Das Alles zu verstehen, im wahrsten Sinne des Wortes zu begreifen, das dauert. Anfangs hat man das Gefühl, es wäre gar nicht wahr und ich dachte auch immer, mein Vater läge noch in seinem Bett... All die formellen Dinge habe ich geregelt, vieles gemeinsam mit meiner Mutter, vieles auch allein und ich war fast froh, dass ich das alles erledigen konnte. Denn als nichts mehr zu tun war, da hatte ich das Gefühl, in ein Loch zu fallen. Da war plötzlich keine Aufgabe mehr und ich fühlte mich geradezu unnütz. Meine Welt war ziemlich finster und mir ging es genau wie dir... Auf der Arbeit nervte mich die Banalität des Alltags, alles ging so weiter, als sei nichts geschehen. Dabei war meine Welt nicht mehr so wie zuvor. Und die Beileidsbekundungen fand ich persönlich ganz furchtbar... Ich mag das Wort überhaupt nicht. Ich weiß auch gar nicht, was das bedeuten soll. Wie kann man denn beileiden?!

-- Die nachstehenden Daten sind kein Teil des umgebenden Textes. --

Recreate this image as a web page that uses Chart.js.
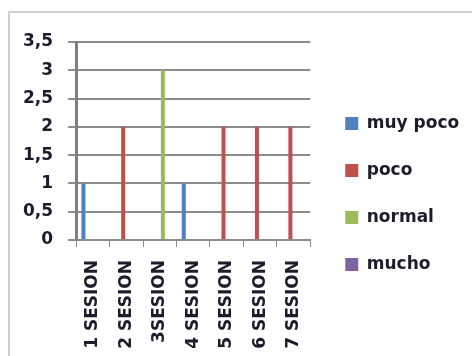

Wundere dich nicht, dass du nun nicht unentwegt weinst oder tieftraurig sein kannst. Du musst letztendlich ja funktionieren, da das Leben tatsächlich weiter läuft. Ganz unbarmherzig. Ich hatte mir vor einem Jahr gewünscht, ich könne einfach daheim bleiben und hätte die Zeit, die ich benötigte, um um meinen Vater zu trauern. Heute denke ich, dass es gut war, dass ich Aufgaben hatte. So konnte ich mich ganz gut über die Tage retten, sie hatten eine vorgegebene Struktur und innerhalb dieser konnte ich mich sicher bewegen. Nur abends, wenn ich zur Ruhe kam, dann kam meine Trauer. All die Gedanken, die in meinem Kopf wirbelten. Ähnliche Gedanken, wie du sie beschreibst.

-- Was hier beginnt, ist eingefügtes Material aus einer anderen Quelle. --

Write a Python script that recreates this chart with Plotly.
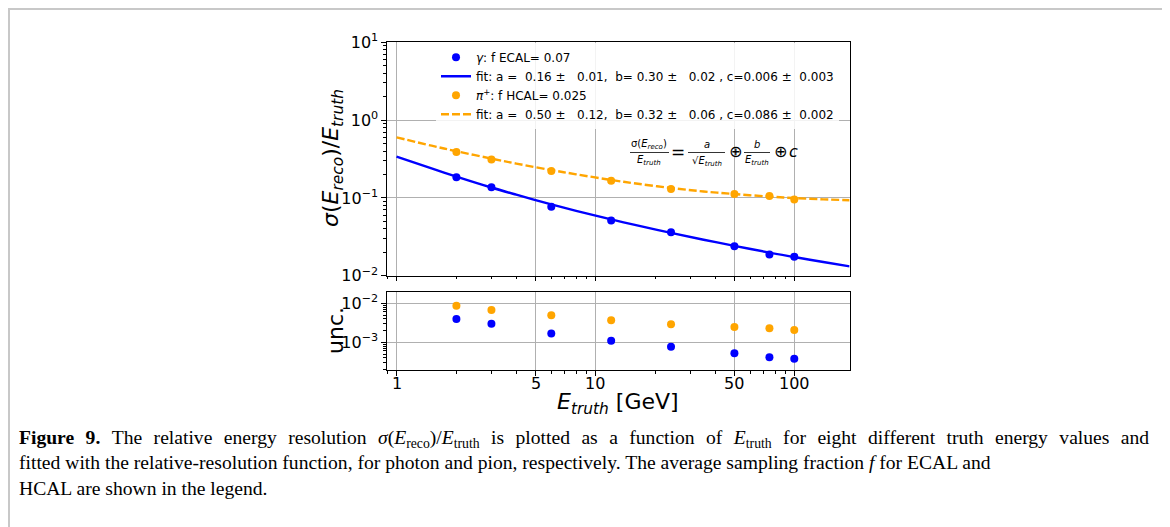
import math
import plotly.graph_objects as go

# truth energies [GeV] and measured relative resolution
energy = [2, 3, 6, 12, 24, 50, 75, 100]
res_gamma = [0.184, 0.137, 0.0767, 0.0514, 0.0361, 0.0239, 0.0187, 0.0175]
res_pion = [0.39, 0.312, 0.221, 0.166, 0.130, 0.1125, 0.106, 0.0953]

# uncertainties (lower panel)
unc_gamma = [0.00396, 0.00301, 0.00167, 0.0011, 0.000774, 0.000522, 0.000412, 0.00038]
unc_pion = [0.0087, 0.00674, 0.00492, 0.00366, 0.0029, 0.00247, 0.00229, 0.00207]

# fitted curves
fit_e = [1, 1.5, 2, 3, 4, 6, 8, 12, 16, 24, 35, 50, 75, 100, 140, 190]
fit_gamma = [0.340, 0.239, 0.188, 0.136, 0.110, 0.0825, 0.0681, 0.0529, 0.0446,
             0.0355, 0.0290, 0.0242, 0.0198, 0.0174, 0.0150, 0.0132]
fit_pion = [0.600, 0.469, 0.398, 0.320, 0.276, 0.228, 0.201, 0.170, 0.153,
            0.134, 0.121, 0.112, 0.104, 0.0995, 0.0958, 0.0934]

x_ticks = [1, 5, 10, 50, 100]
x_ticktext = ['1', '5', '10', '50', '100']
y_ticks = [0.01, 0.1, 1, 10]
y_ticktext = ['10<sup>−2</sup>', '10<sup>−1</sup>', '10<sup>0</sup>', '10<sup>1</sup>']
u_ticks = [0.001, 0.01]
u_ticktext = ['10<sup>−3</sup>', '10<sup>−2</sup>']

nb = '\u00a0'
names = [
    '<i>γ</i>: f ECAL= 0.07',
    'fit: a =  0.16 ±   0.01,  b= 0.30 ±   0.02 , c=0.006 ±  0.003'.replace(' ', nb),
    '<i>π</i><sup>+</sup>: f HCAL= 0.025',
    'fit: a =  0.50 ±   0.12,  b= 0.32 ±   0.06 , c=0.086 ±  0.002'.replace(' ', nb),
]

BLUE = '#0000ff'
ORANGE = '#ffa500'
# page body has an 8px margin, so the figure is a bit smaller than the window
OFF = 8
W, H = 1170 - OFF, 527 - OFF


def px(x):
    return (x - OFF) / W


def py(y):
    return 1 - (y - OFF) / H


fig = go.Figure()

# main panel
fig.add_trace(go.Scatter(x=fit_e, y=fit_gamma, mode='lines', name=names[1], legendrank=2,
                         line=dict(color=BLUE, width=2.4, shape='spline'), xaxis='x', yaxis='y'))
fig.add_trace(go.Scatter(x=fit_e, y=fit_pion, mode='lines', name=names[3], legendrank=4,
                         line=dict(color=ORANGE, width=2.4, dash='8px,3px', shape='spline'),
                         xaxis='x', yaxis='y'))
fig.add_trace(go.Scatter(x=energy, y=res_gamma, mode='markers', name=names[0], legendrank=1,
                         marker=dict(color=BLUE, size=8), xaxis='x', yaxis='y'))
fig.add_trace(go.Scatter(x=energy, y=res_pion, mode='markers', name=names[2], legendrank=3,
                         marker=dict(color=ORANGE, size=8), xaxis='x', yaxis='y'))

# uncertainty panel
fig.add_trace(go.Scatter(x=energy, y=unc_pion, mode='markers', showlegend=False,
                         marker=dict(color=ORANGE, size=8), xaxis='x2', yaxis='y2'))
fig.add_trace(go.Scatter(x=energy, y=unc_gamma, mode='markers', showlegend=False,
                         marker=dict(color=BLUE, size=8), xaxis='x2', yaxis='y2'))

axis_common = dict(showline=True, mirror=True, linecolor='black', linewidth=1.2,
                   ticks='outside', ticklen=4.5, tickwidth=1, tickcolor='black',
                   showgrid=True, gridcolor='#b0b0b0', gridwidth=1, zeroline=False,
                   automargin=False,
                   tickfont=dict(family='DejaVu Sans', size=16, color='black'),
                   minor=dict(ticks='outside', ticklen=2.5, tickcolor='black', dtick='D1',
                              showgrid=False))
xr = [-0.048, 2.2777]

fig.update_layout(
    width=W, height=H,
    margin=dict(l=0, r=0, t=0, b=0, autoexpand=False),
    paper_bgcolor='white', plot_bgcolor='white',
    font=dict(family='DejaVu Sans', color='black'),
    xaxis=dict(axis_common, type='log', range=xr, domain=[px(387), px(849.5)],
               anchor='y', tickvals=x_ticks, ticktext=x_ticktext, showticklabels=False),
    yaxis=dict(axis_common, type='log', range=[-2, 1], domain=[py(275.7), py(42.3)],
               anchor='x', tickvals=y_ticks, ticktext=y_ticktext),
    xaxis2=dict(axis_common, type='log', range=xr, domain=[px(387), px(849.5)],
                anchor='y2', tickvals=x_ticks, ticktext=x_ticktext, matches='x',
                showticklabels=False),
    yaxis2=dict(axis_common, type='log', range=[-3.718, -1.718],
                domain=[py(370.3), py(292.3)], anchor='x2',
                tickvals=u_ticks, ticktext=u_ticktext),
    legend=dict(x=px(436), y=py(42.8), xanchor='left', yanchor='top',
                bgcolor='rgba(255,255,255,0.85)', borderwidth=0,
                font=dict(family='DejaVu Sans', size=12, color='black'),
                traceorder='normal', tracegroupgap=0),
    showlegend=True,
)

ann = []
# x tick labels of the lower panel (placed a little closer to the axis)
for v, t in zip(x_ticks, x_ticktext):
    ann.append(dict(x=math.log10(v), xref='x2', y=py(383), text=t,
                    font=dict(size=16)))

# axis titles
ann.append(dict(x=px(333), y=py(158), text='<i>σ</i>(<i>E<sub>reco</sub></i>)/<i>E<sub>truth</sub></i>',
                textangle=-90, font=dict(size=22)))
ann.append(dict(x=px(335), y=py(331), text='unc.', textangle=-90, font=dict(size=22)))
ann.append(dict(x=px(618), y=py(403), text='<i>E<sub>truth</sub></i> [GeV]', font=dict(size=22)))

# resolution formula
fs = 10
ann += [
    dict(x=px(649), y=py(145), text='σ(<i>E<sub>reco</sub></i>)', font=dict(size=fs)),
    dict(x=px(649), y=py(160), text='<i>E<sub>truth</sub></i>', font=dict(size=fs)),
    dict(x=px(678), y=py(152), text='=', font=dict(size=17)),
    dict(x=px(707), y=py(145), text='<i>a</i>', font=dict(size=fs)),
    dict(x=px(707), y=py(161), text='√<i>E<sub>truth</sub></i>', font=dict(size=fs)),
    dict(x=px(735), y=py(152), text='⊕', font=dict(size=16)),
    dict(x=px(757), y=py(145), text='<i>b</i>', font=dict(size=fs)),
    dict(x=px(757), y=py(160), text='<i>E<sub>truth</sub></i>', font=dict(size=fs)),
    dict(x=px(780), y=py(152), text='⊕', font=dict(size=16)),
    dict(x=px(793), y=py(152), text='<i>c</i>', font=dict(size=16)),
]

# caption (first line is set a little looser, as in the journal layout)
wide = '\u2002\u200a'
line1 = ('<b>Figure' + wide + '9.</b>' + wide + wide.join(
    'The relative energy resolution'.split(' ')) + wide +
    '<i>σ</i>(<i>E</i><sub>reco</sub>)/<i>E</i><sub>truth</sub>' + wide +
    wide.join('is plotted as a function of'.split(' ')) + wide +
    '<i>E</i><sub>truth</sub>' + wide +
    wide.join('for eight different truth energy values and'.split(' ')))
captions = [
    line1,
    'fitted with the relative-resolution function, for photon and pion, respectively. '
    'The average sampling fraction <i>f</i> for ECAL and',
    'HCAL are shown in the legend.',
]
ann.append(dict(x=px(17), y=py(463), text='<br>'.join(captions), xanchor='left', align='left',
                font=dict(family='Liberation Serif', size=19.6, color='black')))

for a in ann:
    a.setdefault('xref', 'paper')
    a.setdefault('yref', 'paper')
    a.setdefault('showarrow', False)
    a.setdefault('xanchor', 'center')
    a.setdefault('yanchor', 'middle')
fig.update_layout(annotations=ann)

# fraction bars and frame
shapes = []
for x0, x1 in [(630, 669), (688, 725), (744, 770)]:
    shapes.append(dict(type='line', xref='paper', yref='paper', x0=px(x0), x1=px(x1),
                       y0=py(152.5), y1=py(152.5), line=dict(color='black', width=0.8)))
shapes.append(dict(type='rect', xref='paper', yref='paper', x0=px(9), x1=px(1163.5),
                   y0=py(9), y1=-0.2, line=dict(color='#c8c8c8', width=2)))
fig.update_layout(shapes=shapes)

fig.write_html('out.html')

Liebe Nina, ich kann dir als Außenstehende nur sagen, dass ihr alles richtig gemacht habt! Ihr seid immer für deinen Papa da gewesen, habt die gemeinsame Zeit genutzt, euch alles gesagt, was wichtig war, euch eure Liebe gezeigt und für deinen Papa gesorgt. Ihr habt ihm diese so schwere Zeit so schön gestaltet, wie es möglich war. Und in diesem Wissen ist dein Papa euch vorausgegangen. Er hätte nicht gewollt, dass ihr bei ihm im Krankenhaus übernachtet. Wenn ja, dann hätte er euch sicherlich darum gebeten. Diesen allerletzten Schritt wollte er wohl allein gehen. Ganz still und in Frieden. Er wusste ja, dass ihr später kommen würdet... Und ich glaube, dass er sich noch von euch ganz leise verabschiedet hat. (Solltest du dir Sorgen machen, dass dein Papa ganz allein war, als er starb, dann tröstet es dich vielleicht zu wissen, dass Elisabeth Kübler-Ross der Auffassung ist, dass wir nie allein sind. Unser Schutzengel oder Geistführer ist immer bei uns und besonders in der Zeit. Er hilft uns beim Übergang. Mich hat das sehr beruhigt, denn ich hatte eine geradezu panische Angst, dass mein Papa so allein sein müsste...)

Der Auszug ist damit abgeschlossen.